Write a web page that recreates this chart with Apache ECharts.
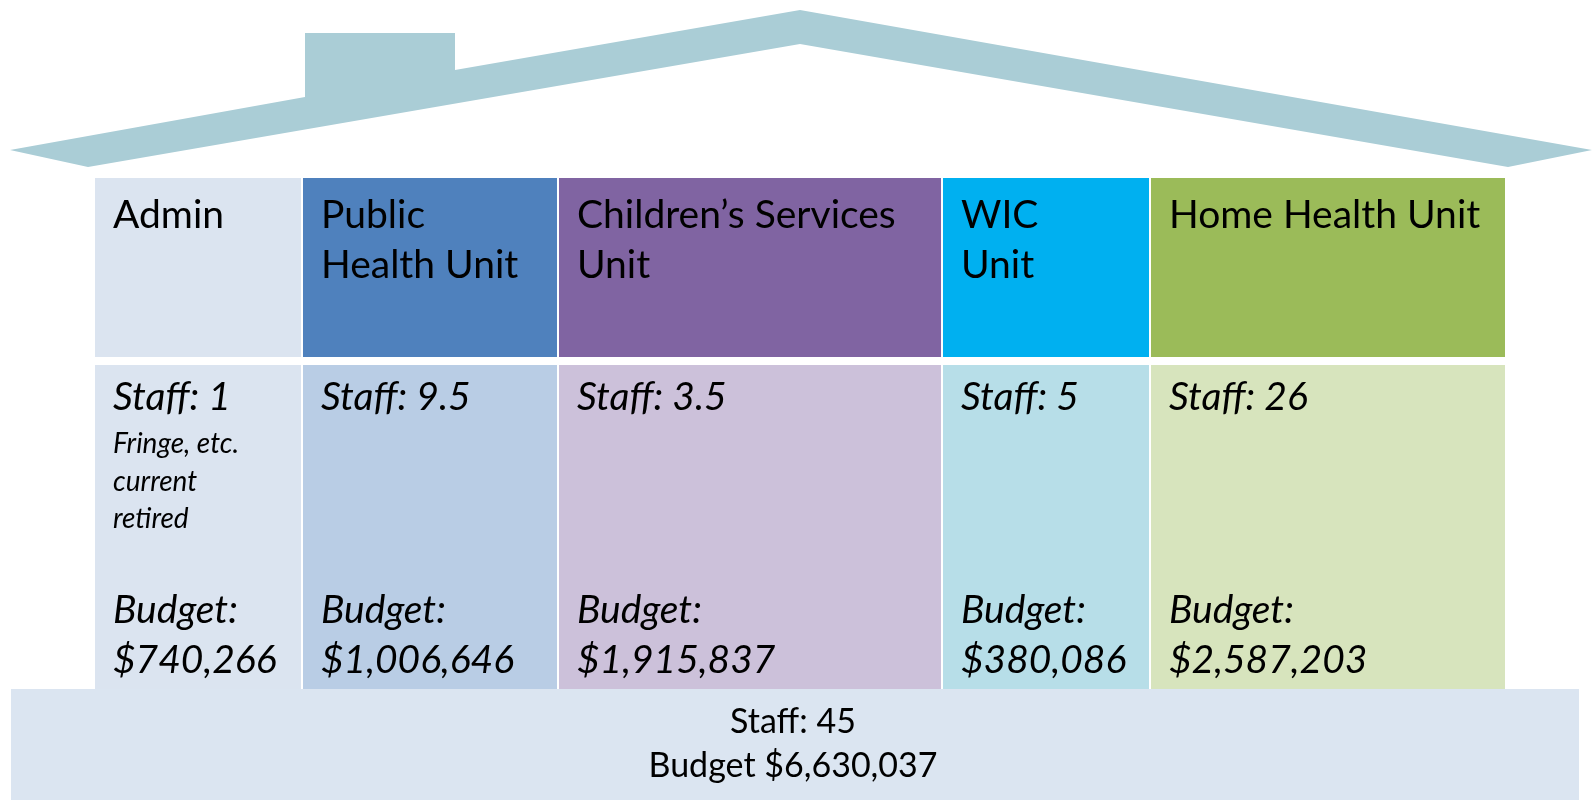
<!DOCTYPE html>
<html>
<head>
<meta charset="utf-8">
<script src="https://cdn.jsdelivr.net/npm/echarts@6/dist/echarts.min.js"></script>
<style>
  html, body { margin: 0; padding: 0; background: #ffffff; }
  #chart { width: 1595px; height: 800px; }
</style>
</head>
<body>
<div id="chart"></div>
<script>
// ---- data ----
const unitNames = ['Admin', 'Public\nHealth Unit', 'Children\u2019s Services\nUnit', 'WIC\nUnit', 'Home Health Unit'];
const unitStaff = [1, 9.5, 3.5, 5, 26];
const unitBudget = [740266, 1006646, 1915837, 380086, 2587203];
const adminNote = ['Fringe, etc.', 'current', 'retired'];
const totalStaff = 45;
const totalBudget = 6630037;

// ---- layout (pixel space of the hidden axes) ----
const W = 1595, H = 800;
const colEdges = [[95, 301], [303, 557], [559, 941], [943, 1149], [1151, 1505]];
const headerBand = [178, 357];
const bodyBand = [365, 689];
const baseBox = [11, 689, 1579, 800];
const roofPts = [[10, 150], [305, 97], [305, 33], [455, 33], [455, 70], [800, 10], [1592, 150], [1508, 167], [800, 44], [88, 167]];
const headerColors = ['#dbe4f0', '#4f81bd', '#8064a2', '#00b0f0', '#9bbb59'];
const bodyColors = ['#dbe4f0', '#b9cde5', '#ccc1da', '#b7dee8', '#d7e4bd'];
const roofColor = '#aacdd6';
const baseColor = '#dbe5f1';
const FONT = 'Lato, "Open Sans", sans-serif';

function fmtMoney(v) { return '$' + v.toLocaleString('en-US'); }

function textEl(x, y, text, size, italic, align) {
  return {
    type: 'text',
    style: {
      x: x, y: y, text: text,
      fill: '#000000',
      fontFamily: FONT,
      fontSize: size,
      fontStyle: italic ? 'italic' : 'normal',
      align: align || 'left',
      verticalAlign: 'middle'
    }
  };
}

const chart = echarts.init(document.getElementById('chart'), null, { renderer: 'canvas' });

const option = {
  animation: false,
  backgroundColor: '#ffffff',
  grid: { left: 0, right: 0, top: 0, bottom: 0 },
  xAxis: { type: 'value', min: 0, max: W, show: false },
  yAxis: { type: 'value', min: 0, max: H, inverse: true, show: false },
  series: [
    {
      type: 'custom',
      coordinateSystem: 'cartesian2d',
      data: [[0, 0]],
      renderItem: function (params, api) {
        const pts = roofPts.map(p => api.coord(p));
        return { type: 'polygon', shape: { points: pts }, style: { fill: roofColor } };
      }
    },
    {
      type: 'custom',
      coordinateSystem: 'cartesian2d',
      data: unitNames.map((n, i) => [i, unitStaff[i], unitBudget[i]]),
      renderItem: function (params, api) {
        const i = api.value(0);
        const staff = api.value(1);
        const budget = api.value(2);
        const e = colEdges[i];
        const tl = api.coord([e[0], headerBand[0]]);
        const br = api.coord([e[1], headerBand[1]]);
        const btl = api.coord([e[0], bodyBand[0]]);
        const bbr = api.coord([e[1], bodyBand[1]]);
        const tx = tl[0] + 18;
        const children = [
          { type: 'rect', shape: { x: tl[0], y: tl[1], width: br[0] - tl[0], height: br[1] - tl[1] }, style: { fill: headerColors[i] } },
          { type: 'rect', shape: { x: btl[0], y: btl[1], width: bbr[0] - btl[0], height: bbr[1] - btl[1] }, style: { fill: bodyColors[i] } }
        ];
        const lines = unitNames[i].split('\n');
        lines.forEach((ln, k) => {
          children.push(textEl(tx, api.coord([0, 227 - 12 + k * 50])[1], ln, 39, false));
        });
        children.push(textEl(tx, api.coord([0, 409 - 12])[1], 'Staff: ' + staff, 39, true));
        if (i === 0) {
          adminNote.forEach((ln, k) => {
            children.push(textEl(tx, api.coord([0, 452 - 8 + k * 37.5])[1], ln, 28, true));
          });
        }
        children.push(textEl(tx, api.coord([0, 622 - 12])[1], 'Budget:', 39, true));
        children.push(textEl(tx, api.coord([0, 672 - 12])[1], fmtMoney(budget), 39, true));
        return { type: 'group', children: children };
      }
    },
    {
      type: 'custom',
      coordinateSystem: 'cartesian2d',
      data: [[totalStaff, totalBudget]],
      renderItem: function (params, api) {
        const tl = api.coord([baseBox[0], baseBox[1]]);
        const br = api.coord([baseBox[2], baseBox[3]]);
        const cx = (tl[0] + br[0]) / 2 - 2;
        return {
          type: 'group',
          children: [
            { type: 'rect', shape: { x: tl[0], y: tl[1], width: br[0] - tl[0], height: br[1] - tl[1] }, style: { fill: baseColor } },
            textEl(cx, api.coord([0, 733 - 11])[1], 'Staff: ' + api.value(0), 34, false, 'center'),
            textEl(cx, api.coord([0, 777 - 11])[1], 'Budget ' + fmtMoney(api.value(1)), 34, false, 'center')
          ]
        };
      }
    }
  ]
};
chart.setOption(option);
</script>
</body>
</html>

--------

▶ Stated problem:
Without the pictures, output the full listing exactly as it stands.

▶ Reply to the exercise:
Write a web page that recreates this chart with Apache ECharts.
<!DOCTYPE html>
<html>
<head>
<meta charset="utf-8">
<script src="https://cdn.jsdelivr.net/npm/echarts@6/dist/echarts.min.js"></script>
<style>
  html, body { margin: 0; padding: 0; background: #ffffff; }
  #chart { width: 1595px; height: 800px; }
</style>
</head>
<body>
<div id="chart"></div>
<script>
// ---- data ----
const unitNames = ['Admin', 'Public\nHealth Unit', 'Children\u2019s Services\nUnit', 'WIC\nUnit', 'Home Health Unit'];
const unitStaff = [1, 9.5, 3.5, 5, 26];
const unitBudget = [740266, 1006646, 1915837, 380086, 2587203];
const adminNote = ['Fringe, etc.', 'current', 'retired'];
const totalStaff = 45;
const totalBudget = 6630037;

// ---- layout (pixel space of the hidden axes) ----
const W = 1595, H = 800;
const colEdges = [[95, 301], [303, 557], [559, 941], [943, 1149], [1151, 1505]];
const headerBand = [178, 357];
const bodyBand = [365, 689];
const baseBox = [11, 689, 1579, 800];
const roofPts = [[10, 150], [305, 97], [305, 33], [455, 33], [455, 70], [800, 10], [1592, 150], [1508, 167], [800, 44], [88, 167]];
const headerColors = ['#dbe4f0', '#4f81bd', '#8064a2', '#00b0f0', '#9bbb59'];
const bodyColors = ['#dbe4f0', '#b9cde5', '#ccc1da', '#b7dee8', '#d7e4bd'];
const roofColor = '#aacdd6';
const baseColor = '#dbe5f1';
const FONT = 'Lato, "Open Sans", sans-serif';

function fmtMoney(v) { return '$' + v.toLocaleString('en-US'); }

function textEl(x, y, text, size, italic, align) {
  return {
    type: 'text',
    style: {
      x: x, y: y, text: text,
      fill: '#000000',
      fontFamily: FONT,
      fontSize: size,
      fontStyle: italic ? 'italic' : 'normal',
      align: align || 'left',
      verticalAlign: 'middle'
    }
  };
}

const chart = echarts.init(document.getElementById('chart'), null, { renderer: 'canvas' });

const option = {
  animation: false,
  backgroundColor: '#ffffff',
  grid: { left: 0, right: 0, top: 0, bottom: 0 },
  xAxis: { type: 'value', min: 0, max: W, show: false },
  yAxis: { type: 'value', min: 0, max: H, inverse: true, show: false },
  series: [
    {
      type: 'custom',
      coordinateSystem: 'cartesian2d',
      data: [[0, 0]],
      renderItem: function (params, api) {
        const pts = roofPts.map(p => api.coord(p));
        return { type: 'polygon', shape: { points: pts }, style: { fill: roofColor } };
      }
    },
    {
      type: 'custom',
      coordinateSystem: 'cartesian2d',
      data: unitNames.map((n, i) => [i, unitStaff[i], unitBudget[i]]),
      renderItem: function (params, api) {
        const i = api.value(0);
        const staff = api.value(1);
        const budget = api.value(2);
        const e = colEdges[i];
        const tl = api.coord([e[0], headerBand[0]]);
        const br = api.coord([e[1], headerBand[1]]);
        const btl = api.coord([e[0], bodyBand[0]]);
        const bbr = api.coord([e[1], bodyBand[1]]);
        const tx = tl[0] + 18;
        const children = [
          { type: 'rect', shape: { x: tl[0], y: tl[1], width: br[0] - tl[0], height: br[1] - tl[1] }, style: { fill: headerColors[i] } },
          { type: 'rect', shape: { x: btl[0], y: btl[1], width: bbr[0] - btl[0], height: bbr[1] - btl[1] }, style: { fill: bodyColors[i] } }
        ];
        const lines = unitNames[i].split('\n');
        lines.forEach((ln, k) => {
          children.push(textEl(tx, api.coord([0, 227 - 12 + k * 50])[1], ln, 39, false));
        });
        children.push(textEl(tx, api.coord([0, 409 - 12])[1], 'Staff: ' + staff, 39, true));
        if (i === 0) {
          adminNote.forEach((ln, k) => {
            children.push(textEl(tx, api.coord([0, 452 - 8 + k * 37.5])[1], ln, 28, true));
          });
        }
        children.push(textEl(tx, api.coord([0, 622 - 12])[1], 'Budget:', 39, true));
        children.push(textEl(tx, api.coord([0, 672 - 12])[1], fmtMoney(budget), 39, true));
        return { type: 'group', children: children };
      }
    },
    {
      type: 'custom',
      coordinateSystem: 'cartesian2d',
      data: [[totalStaff, totalBudget]],
      renderItem: function (params, api) {
        const tl = api.coord([baseBox[0], baseBox[1]]);
        const br = api.coord([baseBox[2], baseBox[3]]);
        const cx = (tl[0] + br[0]) / 2 - 2;
        return {
          type: 'group',
          children: [
            { type: 'rect', shape: { x: tl[0], y: tl[1], width: br[0] - tl[0], height: br[1] - tl[1] }, style: { fill: baseColor } },
            textEl(cx, api.coord([0, 733 - 11])[1], 'Staff: ' + api.value(0), 34, false, 'center'),
            textEl(cx, api.coord([0, 777 - 11])[1], 'Budget ' + fmtMoney(api.value(1)), 34, false, 'center')
          ]
        };
      }
    }
  ]
};
chart.setOption(option);
</script>
</body>
</html>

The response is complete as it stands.